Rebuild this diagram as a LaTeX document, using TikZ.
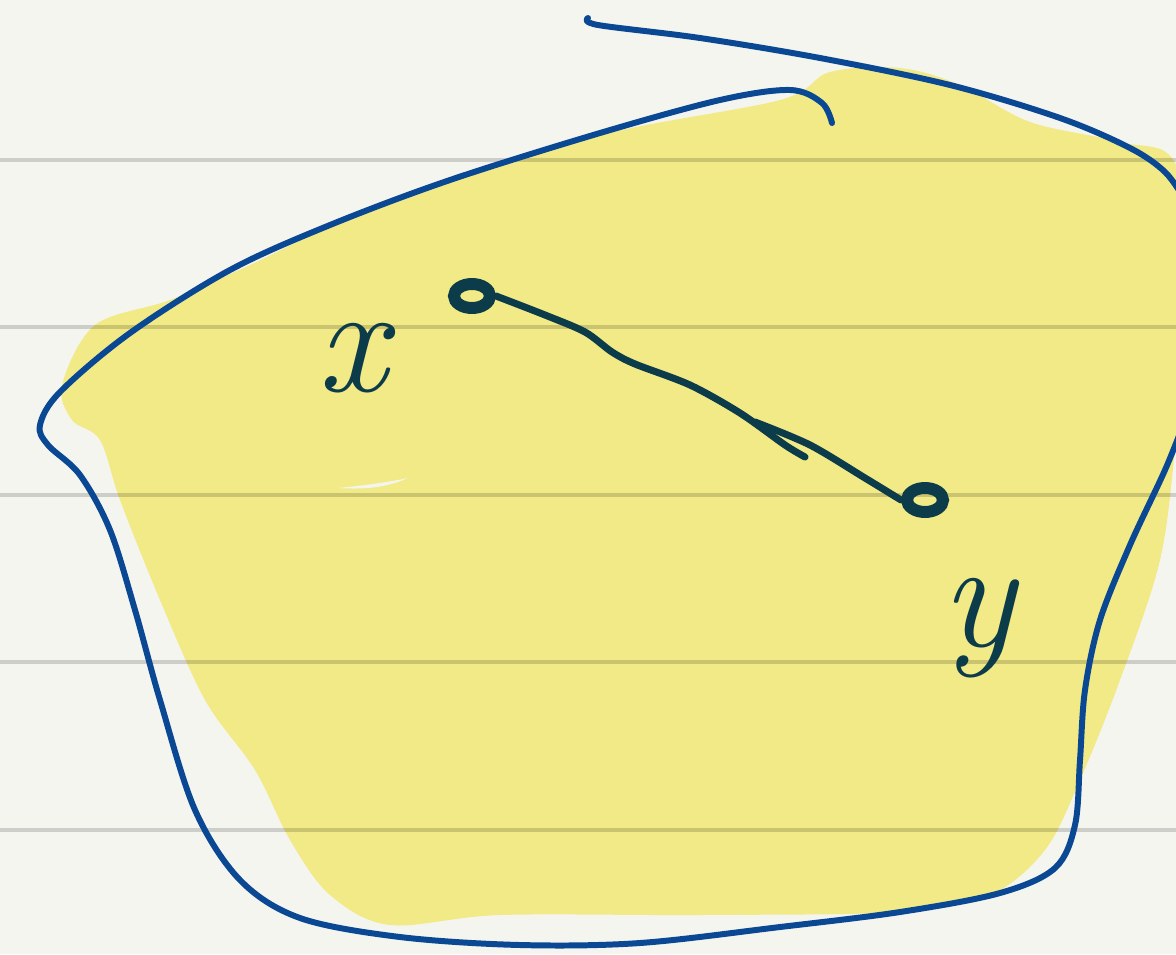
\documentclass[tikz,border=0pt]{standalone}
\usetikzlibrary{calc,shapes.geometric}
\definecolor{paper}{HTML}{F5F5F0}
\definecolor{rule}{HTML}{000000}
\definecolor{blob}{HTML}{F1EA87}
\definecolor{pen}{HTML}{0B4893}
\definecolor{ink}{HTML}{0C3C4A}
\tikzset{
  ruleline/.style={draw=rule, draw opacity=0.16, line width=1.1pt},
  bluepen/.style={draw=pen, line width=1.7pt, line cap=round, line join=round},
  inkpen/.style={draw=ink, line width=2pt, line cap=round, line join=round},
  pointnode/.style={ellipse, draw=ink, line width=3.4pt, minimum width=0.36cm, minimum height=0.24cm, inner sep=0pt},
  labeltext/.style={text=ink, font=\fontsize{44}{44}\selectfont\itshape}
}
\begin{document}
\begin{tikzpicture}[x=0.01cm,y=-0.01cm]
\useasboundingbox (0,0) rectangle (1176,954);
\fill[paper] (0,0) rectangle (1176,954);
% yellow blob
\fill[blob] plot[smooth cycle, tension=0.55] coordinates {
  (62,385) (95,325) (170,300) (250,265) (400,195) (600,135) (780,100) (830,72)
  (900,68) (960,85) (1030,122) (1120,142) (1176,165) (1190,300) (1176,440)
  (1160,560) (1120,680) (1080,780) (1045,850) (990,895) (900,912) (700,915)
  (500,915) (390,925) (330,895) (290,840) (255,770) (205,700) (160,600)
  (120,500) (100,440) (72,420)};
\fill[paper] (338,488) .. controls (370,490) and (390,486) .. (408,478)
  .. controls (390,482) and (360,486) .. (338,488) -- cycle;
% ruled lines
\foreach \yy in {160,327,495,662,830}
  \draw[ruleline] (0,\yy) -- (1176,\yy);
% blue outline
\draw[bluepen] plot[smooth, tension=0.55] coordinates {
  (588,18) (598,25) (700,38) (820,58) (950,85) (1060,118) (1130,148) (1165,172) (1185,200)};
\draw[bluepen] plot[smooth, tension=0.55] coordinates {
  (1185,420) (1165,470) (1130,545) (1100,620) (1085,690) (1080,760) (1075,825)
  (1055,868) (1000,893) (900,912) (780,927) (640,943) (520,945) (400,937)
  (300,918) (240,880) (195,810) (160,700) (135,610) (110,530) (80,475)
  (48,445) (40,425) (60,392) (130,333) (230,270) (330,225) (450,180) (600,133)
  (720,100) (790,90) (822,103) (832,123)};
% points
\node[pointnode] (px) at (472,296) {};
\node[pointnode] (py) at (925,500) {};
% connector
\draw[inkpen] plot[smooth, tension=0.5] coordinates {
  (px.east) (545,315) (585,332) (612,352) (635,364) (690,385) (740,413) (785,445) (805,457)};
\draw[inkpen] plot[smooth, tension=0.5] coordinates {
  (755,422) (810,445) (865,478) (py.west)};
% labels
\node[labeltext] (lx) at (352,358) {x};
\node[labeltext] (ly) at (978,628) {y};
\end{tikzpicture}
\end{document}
***
What is expected: Are you able to set down all the lines above exactly, without any pictures?

Response to this task:
Rebuild this diagram as a LaTeX document, using TikZ.
\documentclass[tikz,border=0pt]{standalone}
\usetikzlibrary{calc,shapes.geometric}
\definecolor{paper}{HTML}{F5F5F0}
\definecolor{rule}{HTML}{000000}
\definecolor{blob}{HTML}{F1EA87}
\definecolor{pen}{HTML}{0B4893}
\definecolor{ink}{HTML}{0C3C4A}
\tikzset{
  ruleline/.style={draw=rule, draw opacity=0.16, line width=1.1pt},
  bluepen/.style={draw=pen, line width=1.7pt, line cap=round, line join=round},
  inkpen/.style={draw=ink, line width=2pt, line cap=round, line join=round},
  pointnode/.style={ellipse, draw=ink, line width=3.4pt, minimum width=0.36cm, minimum height=0.24cm, inner sep=0pt},
  labeltext/.style={text=ink, font=\fontsize{44}{44}\selectfont\itshape}
}
\begin{document}
\begin{tikzpicture}[x=0.01cm,y=-0.01cm]
\useasboundingbox (0,0) rectangle (1176,954);
\fill[paper] (0,0) rectangle (1176,954);
% yellow blob
\fill[blob] plot[smooth cycle, tension=0.55] coordinates {
  (62,385) (95,325) (170,300) (250,265) (400,195) (600,135) (780,100) (830,72)
  (900,68) (960,85) (1030,122) (1120,142) (1176,165) (1190,300) (1176,440)
  (1160,560) (1120,680) (1080,780) (1045,850) (990,895) (900,912) (700,915)
  (500,915) (390,925) (330,895) (290,840) (255,770) (205,700) (160,600)
  (120,500) (100,440) (72,420)};
\fill[paper] (338,488) .. controls (370,490) and (390,486) .. (408,478)
  .. controls (390,482) and (360,486) .. (338,488) -- cycle;
% ruled lines
\foreach \yy in {160,327,495,662,830}
  \draw[ruleline] (0,\yy) -- (1176,\yy);
% blue outline
\draw[bluepen] plot[smooth, tension=0.55] coordinates {
  (588,18) (598,25) (700,38) (820,58) (950,85) (1060,118) (1130,148) (1165,172) (1185,200)};
\draw[bluepen] plot[smooth, tension=0.55] coordinates {
  (1185,420) (1165,470) (1130,545) (1100,620) (1085,690) (1080,760) (1075,825)
  (1055,868) (1000,893) (900,912) (780,927) (640,943) (520,945) (400,937)
  (300,918) (240,880) (195,810) (160,700) (135,610) (110,530) (80,475)
  (48,445) (40,425) (60,392) (130,333) (230,270) (330,225) (450,180) (600,133)
  (720,100) (790,90) (822,103) (832,123)};
% points
\node[pointnode] (px) at (472,296) {};
\node[pointnode] (py) at (925,500) {};
% connector
\draw[inkpen] plot[smooth, tension=0.5] coordinates {
  (px.east) (545,315) (585,332) (612,352) (635,364) (690,385) (740,413) (785,445) (805,457)};
\draw[inkpen] plot[smooth, tension=0.5] coordinates {
  (755,422) (810,445) (865,478) (py.west)};
% labels
\node[labeltext] (lx) at (352,358) {x};
\node[labeltext] (ly) at (978,628) {y};
\end{tikzpicture}
\end{document}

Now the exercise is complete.